What would be a best practice if I plan on working with very large files? I plan on using it to store MSSQL backups. The sizes range anywhere from a few hundred megs up to 640GB. Do I need to specify a large cache when initially configuring? I thought that was RAM cache but it appears to be the size of the .spmetadata file.
For the test above I selected write-back, 50,000ms cache time, 2GB cache size, and 4K block size. If there is a better config for my use case, please let me know and I'll run some tests on that.
Re: Dedup Speeds
Posted: Tue Jul 31, 2012 8:12 pm
by sloopy
I'm now running v.5.8.2013 and it's still giving slow speeds for the dedup. It's a server with 4GB RAM, and just like my tests in the previous version it runs okay up until the first few GB are copied, then it slows down. It seems like that is when it reaches a bottleneck where the dedup processing runs slower than what the data is being thrown at it.

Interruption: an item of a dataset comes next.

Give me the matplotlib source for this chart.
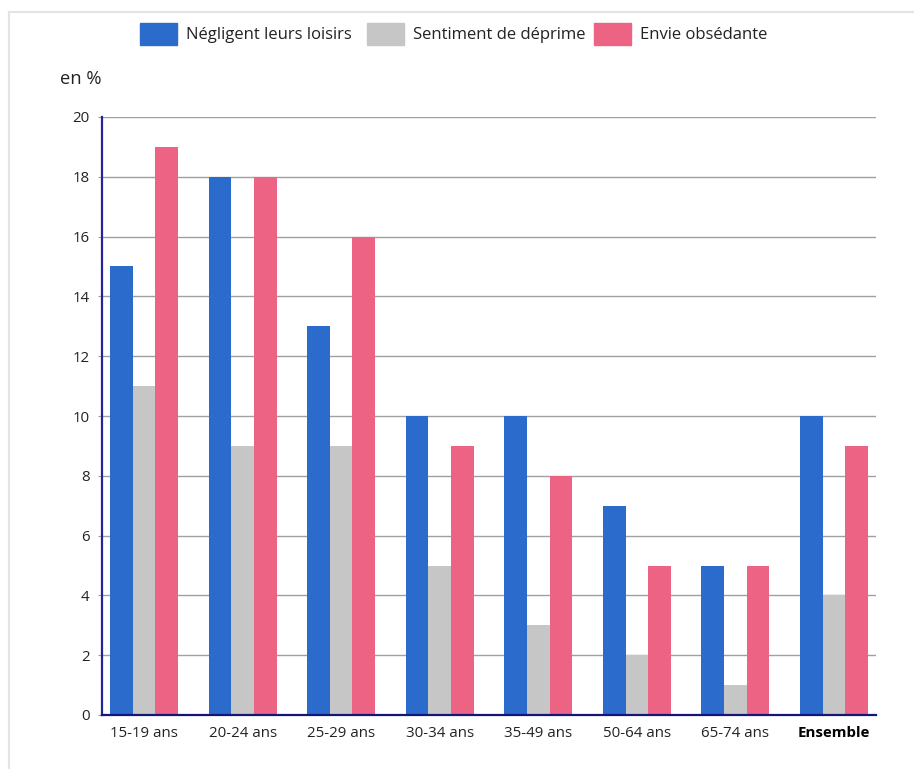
import matplotlib
matplotlib.use("Agg")
import matplotlib.pyplot as plt
from matplotlib.patches import Rectangle
from matplotlib.lines import Line2D
import numpy as np

plt.rcParams['font.family'] = ['Open Sans', 'DejaVu Sans']

categories = ["15-19 ans", "20-24 ans", "25-29 ans", "30-34 ans",
              "35-49 ans", "50-64 ans", "65-74 ans", "Ensemble"]
series_names = ["Négligent leurs loisirs", "Sentiment de déprime", "Envie obsédante"]
negligent = [15, 18, 13, 10, 10, 7, 5, 10]
deprime = [11, 9, 9, 5, 3, 2, 1, 4]
envie = [19, 18, 16, 9, 8, 5, 5, 9]
colors = ["#2a6bcb", "#c6c6c6", "#ec6383"]
yticks = [0, 2, 4, 6, 8, 10, 12, 14, 16, 18, 20]

W, H = 914, 769
fig = plt.figure(figsize=(W / 100, H / 100), dpi=100)

# light outer frame
fig.add_artist(Line2D([9 / W, 9 / W], [0, 1 - 12 / H], transform=fig.transFigure,
                      color="#e4e4e4", lw=1.6))
fig.add_artist(Line2D([9 / W, 1], [1 - 12 / H, 1 - 12 / H], transform=fig.transFigure,
                      color="#e4e4e4", lw=1.6))

ax_left, ax_right = 102, 876
ax_top, ax_bottom = 117, 715
ax = fig.add_axes([ax_left / W, 1 - ax_bottom / H, (ax_right - ax_left) / W,
                   (ax_bottom - ax_top) / H])

x = np.arange(len(categories))
bw = 0.23
for i, (vals, col) in enumerate(zip([negligent, deprime, envie], colors)):
    ax.bar(x + (i - 1) * bw, vals, width=bw, color=col, zorder=3)

ax.set_ylim(0, 20)
ax.set_xlim(-0.426, len(categories) - 1 + 0.426)
ax.set_yticks(yticks)
ax.set_yticklabels([str(v) for v in yticks], fontsize=10.8, color="#222222")
ax.yaxis.grid(True, color="#a0a0a0", lw=1.0, zorder=0)
ax.tick_params(axis='y', length=3, color="#a0a0a0", pad=6)
ax.set_xticks(x)
ax.set_xticklabels(categories, fontsize=10.8, color="#222222")
ax.tick_params(axis='x', length=0, pad=8)
ax.get_xticklabels()[-1].set_fontweight("bold")
ax.get_xticklabels()[-1].set_color("#000000")

for s in ["top", "right"]:
    ax.spines[s].set_visible(False)
ax.spines["left"].set_color("#23239c")
ax.spines["left"].set_linewidth(1.6)
ax.spines["bottom"].set_color("#14147a")
ax.spines["bottom"].set_linewidth(1.6)
ax.spines["bottom"].set_zorder(4)

fig.text(60 / W, 1 - 79 / H, "en %", fontsize=13.2, color="#222222", va="center", ha="left")

# legend row
leg_y = 35
for name, col, x0 in zip(series_names, colors, [140, 367, 594]):
    fig.add_artist(Rectangle((x0 / W, 1 - 45 / H), 37 / W, 22 / H,
                             transform=fig.transFigure, color=col))
    fig.text((x0 + 46) / W, 1 - leg_y / H, name, fontsize=12, color="#222222",
             va="center", ha="left")

fig.savefig("out.png", dpi=100)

For us copying a file as a sequential write is a great example because that is exactly what we'll be using it for. Storing giant MSSQL backups up to 600+GB in size.
anton (staff) wrote:Upcoming version we'll use as a core for V6 will give you ~90-95% of raw disk performance for seq. writes (uncached) and RAM performance for cached. There's no need to tune current one (~50-60% of raw disk) as it's going to be replaced.
Yes. Put as much RAM write back cache as you can. For now you cannot HA dedupe cores, with V6 you will be so it's going to be safe.
4KB block size is optimal. We'll lock down 4, 8 and 16KB blocks.
Intel I/O meter is a proper test. Copying a file does seq. write you'll hardly find anywhere.
Re: Dedup Speeds
Posted: Tue Jul 31, 2012 8:18 pm
by anton (staff)
It's cache being filled on both sides (client and server) so you see slow downs. Is there any chance you'd share real numbers with us?
1) Raw disk performance speeds. Run ATTO for StarWind-hosting images drive.
2) Run NTtpc and IPerf to check and report network.
3) Copy file and report real speeds. For initial run and whole copy operation.
4) Wait for upcoming dedupe. With it you should see 90-95% of raw disk performance (NTFS does 10% and VMFS does 15%).
sloopy wrote:I'm now running v.5.8.2013 and it's still giving slow speeds for the dedup. It's a server with 4GB RAM, and just like my tests in the previous version it runs okay up until the first few GB are copied, then it slows down. It seems like that is when it reaches a bottleneck where the dedup processing runs slower than what the data is being thrown at it.
For us copying a file as a sequential write is a great example because that is exactly what we'll be using it for. Storing giant MSSQL backups up to 600+GB in size.
anton (staff) wrote:Upcoming version we'll use as a core for V6 will give you ~90-95% of raw disk performance for seq. writes (uncached) and RAM performance for cached. There's no need to tune current one (~50-60% of raw disk) as it's going to be replaced.
Yes. Put as much RAM write back cache as you can. For now you cannot HA dedupe cores, with V6 you will be so it's going to be safe.
4KB block size is optimal. We'll lock down 4, 8 and 16KB blocks.
Intel I/O meter is a proper test. Copying a file does seq. write you'll hardly find anywhere.